_Exercise directions_:
Pull out each line of the records holding the string "this".

_Source records_:
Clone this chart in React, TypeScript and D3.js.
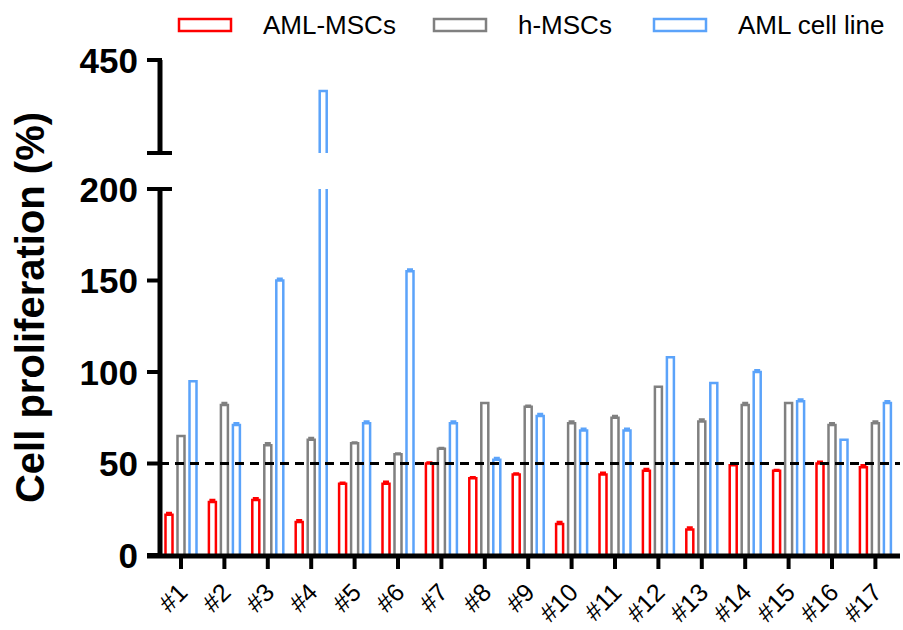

---

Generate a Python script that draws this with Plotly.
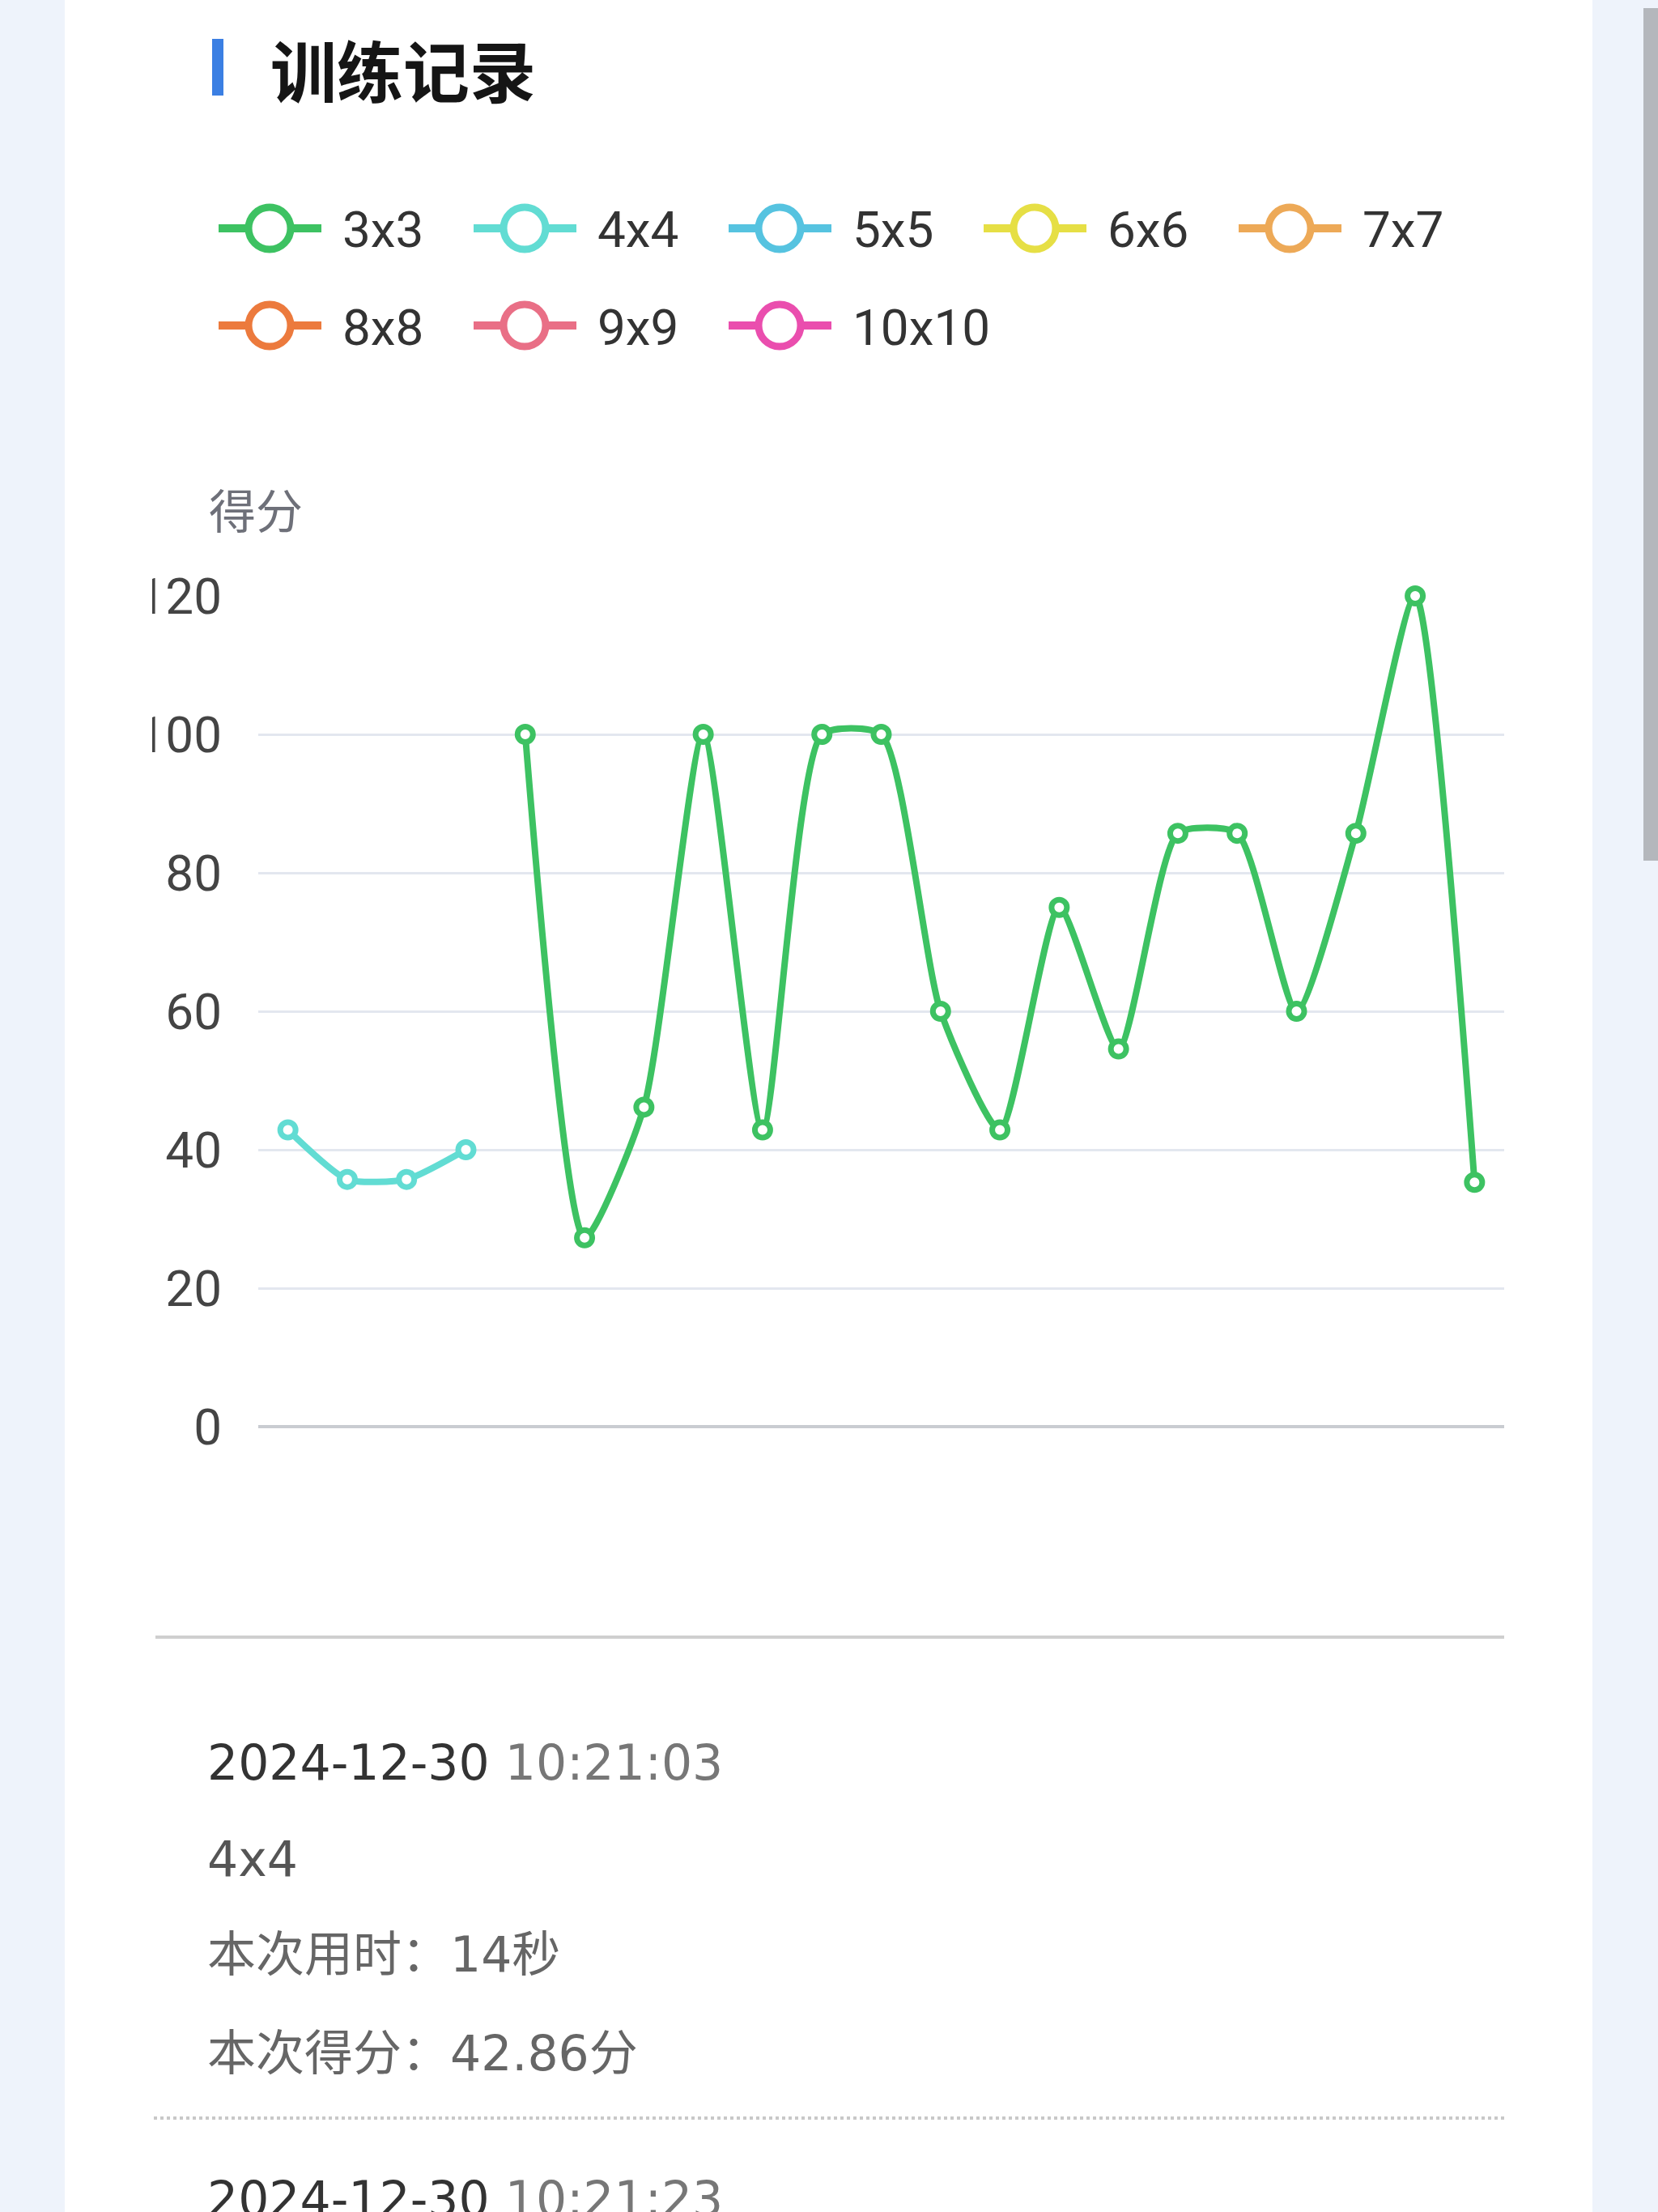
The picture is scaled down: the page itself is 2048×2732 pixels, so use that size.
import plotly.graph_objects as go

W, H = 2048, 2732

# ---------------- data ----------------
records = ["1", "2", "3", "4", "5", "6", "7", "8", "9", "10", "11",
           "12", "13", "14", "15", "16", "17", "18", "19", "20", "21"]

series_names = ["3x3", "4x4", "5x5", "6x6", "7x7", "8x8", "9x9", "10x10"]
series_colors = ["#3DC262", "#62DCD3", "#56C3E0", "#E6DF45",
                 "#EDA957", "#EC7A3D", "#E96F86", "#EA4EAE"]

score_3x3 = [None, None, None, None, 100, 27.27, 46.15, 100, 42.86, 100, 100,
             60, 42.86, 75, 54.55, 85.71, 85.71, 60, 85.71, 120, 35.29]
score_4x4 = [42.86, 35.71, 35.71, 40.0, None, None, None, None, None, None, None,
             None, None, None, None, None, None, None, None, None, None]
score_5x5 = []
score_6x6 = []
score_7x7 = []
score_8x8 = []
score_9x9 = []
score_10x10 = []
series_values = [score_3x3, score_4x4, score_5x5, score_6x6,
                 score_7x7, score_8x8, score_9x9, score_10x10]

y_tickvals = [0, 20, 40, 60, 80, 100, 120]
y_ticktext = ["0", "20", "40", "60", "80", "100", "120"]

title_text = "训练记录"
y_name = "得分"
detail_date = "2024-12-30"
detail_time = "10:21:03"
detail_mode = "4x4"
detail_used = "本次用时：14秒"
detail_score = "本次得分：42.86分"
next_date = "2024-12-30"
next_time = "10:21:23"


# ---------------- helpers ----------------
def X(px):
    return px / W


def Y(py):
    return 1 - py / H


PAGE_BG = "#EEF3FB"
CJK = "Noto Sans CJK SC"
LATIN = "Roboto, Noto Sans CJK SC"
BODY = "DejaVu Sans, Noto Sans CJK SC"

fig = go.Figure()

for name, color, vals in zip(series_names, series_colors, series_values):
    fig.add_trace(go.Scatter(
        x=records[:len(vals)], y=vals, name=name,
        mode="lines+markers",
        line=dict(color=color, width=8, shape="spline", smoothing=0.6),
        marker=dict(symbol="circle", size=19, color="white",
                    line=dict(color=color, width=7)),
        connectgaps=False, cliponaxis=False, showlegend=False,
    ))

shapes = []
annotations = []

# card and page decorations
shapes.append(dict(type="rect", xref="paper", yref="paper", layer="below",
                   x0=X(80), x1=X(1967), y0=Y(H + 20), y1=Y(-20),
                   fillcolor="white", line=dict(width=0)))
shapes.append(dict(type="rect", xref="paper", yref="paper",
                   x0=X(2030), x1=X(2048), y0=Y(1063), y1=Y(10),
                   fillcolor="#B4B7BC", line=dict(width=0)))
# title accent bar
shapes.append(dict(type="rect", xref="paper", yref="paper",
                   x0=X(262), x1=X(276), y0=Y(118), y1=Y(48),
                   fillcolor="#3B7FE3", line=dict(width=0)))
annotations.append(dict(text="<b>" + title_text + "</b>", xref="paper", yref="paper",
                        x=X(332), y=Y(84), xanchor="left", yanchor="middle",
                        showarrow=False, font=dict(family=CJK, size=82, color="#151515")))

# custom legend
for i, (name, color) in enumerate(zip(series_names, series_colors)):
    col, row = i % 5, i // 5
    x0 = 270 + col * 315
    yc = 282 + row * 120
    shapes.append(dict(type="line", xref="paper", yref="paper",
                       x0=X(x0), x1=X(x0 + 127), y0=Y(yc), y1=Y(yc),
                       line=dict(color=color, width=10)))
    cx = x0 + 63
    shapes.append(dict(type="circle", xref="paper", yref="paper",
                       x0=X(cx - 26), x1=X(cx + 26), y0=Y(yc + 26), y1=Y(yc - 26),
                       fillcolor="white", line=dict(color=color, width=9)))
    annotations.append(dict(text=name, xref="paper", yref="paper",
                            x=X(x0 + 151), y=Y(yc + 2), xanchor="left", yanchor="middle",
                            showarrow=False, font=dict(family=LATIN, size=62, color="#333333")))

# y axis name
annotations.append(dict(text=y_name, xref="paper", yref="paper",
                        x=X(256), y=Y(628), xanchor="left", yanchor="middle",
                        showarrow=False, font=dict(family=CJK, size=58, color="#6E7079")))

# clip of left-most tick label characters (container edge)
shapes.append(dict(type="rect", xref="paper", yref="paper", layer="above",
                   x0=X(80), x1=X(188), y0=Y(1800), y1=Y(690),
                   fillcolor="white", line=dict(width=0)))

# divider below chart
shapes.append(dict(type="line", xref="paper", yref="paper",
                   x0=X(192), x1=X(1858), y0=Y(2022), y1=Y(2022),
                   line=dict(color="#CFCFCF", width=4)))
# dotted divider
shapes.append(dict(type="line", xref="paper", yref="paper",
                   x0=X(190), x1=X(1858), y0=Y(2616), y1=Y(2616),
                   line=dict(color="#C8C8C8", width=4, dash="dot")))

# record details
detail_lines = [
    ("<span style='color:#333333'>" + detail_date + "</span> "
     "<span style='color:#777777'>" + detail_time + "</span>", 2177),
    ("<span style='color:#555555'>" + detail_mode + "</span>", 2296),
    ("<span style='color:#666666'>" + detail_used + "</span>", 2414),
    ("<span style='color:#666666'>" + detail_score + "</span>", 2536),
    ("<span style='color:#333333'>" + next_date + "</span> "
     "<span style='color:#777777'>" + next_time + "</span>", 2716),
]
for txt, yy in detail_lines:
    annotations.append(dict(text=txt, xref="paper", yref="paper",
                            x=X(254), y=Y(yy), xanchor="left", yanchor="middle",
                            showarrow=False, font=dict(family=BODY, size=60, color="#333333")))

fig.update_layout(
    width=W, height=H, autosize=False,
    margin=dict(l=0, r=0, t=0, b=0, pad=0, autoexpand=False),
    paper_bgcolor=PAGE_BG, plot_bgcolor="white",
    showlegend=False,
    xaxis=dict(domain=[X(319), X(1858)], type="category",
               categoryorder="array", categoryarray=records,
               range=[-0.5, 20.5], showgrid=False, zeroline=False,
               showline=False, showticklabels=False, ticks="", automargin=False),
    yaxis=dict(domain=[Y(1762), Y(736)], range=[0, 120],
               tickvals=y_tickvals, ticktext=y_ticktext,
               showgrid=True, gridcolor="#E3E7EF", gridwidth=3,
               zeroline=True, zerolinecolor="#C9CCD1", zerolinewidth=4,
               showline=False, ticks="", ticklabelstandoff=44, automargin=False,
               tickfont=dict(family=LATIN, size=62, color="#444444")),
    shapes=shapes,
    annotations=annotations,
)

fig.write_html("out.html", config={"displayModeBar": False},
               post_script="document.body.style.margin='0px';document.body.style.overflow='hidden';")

_Exercise output_:
Clone this chart in React, TypeScript and D3.js.
Generate a Python script that draws this with Plotly.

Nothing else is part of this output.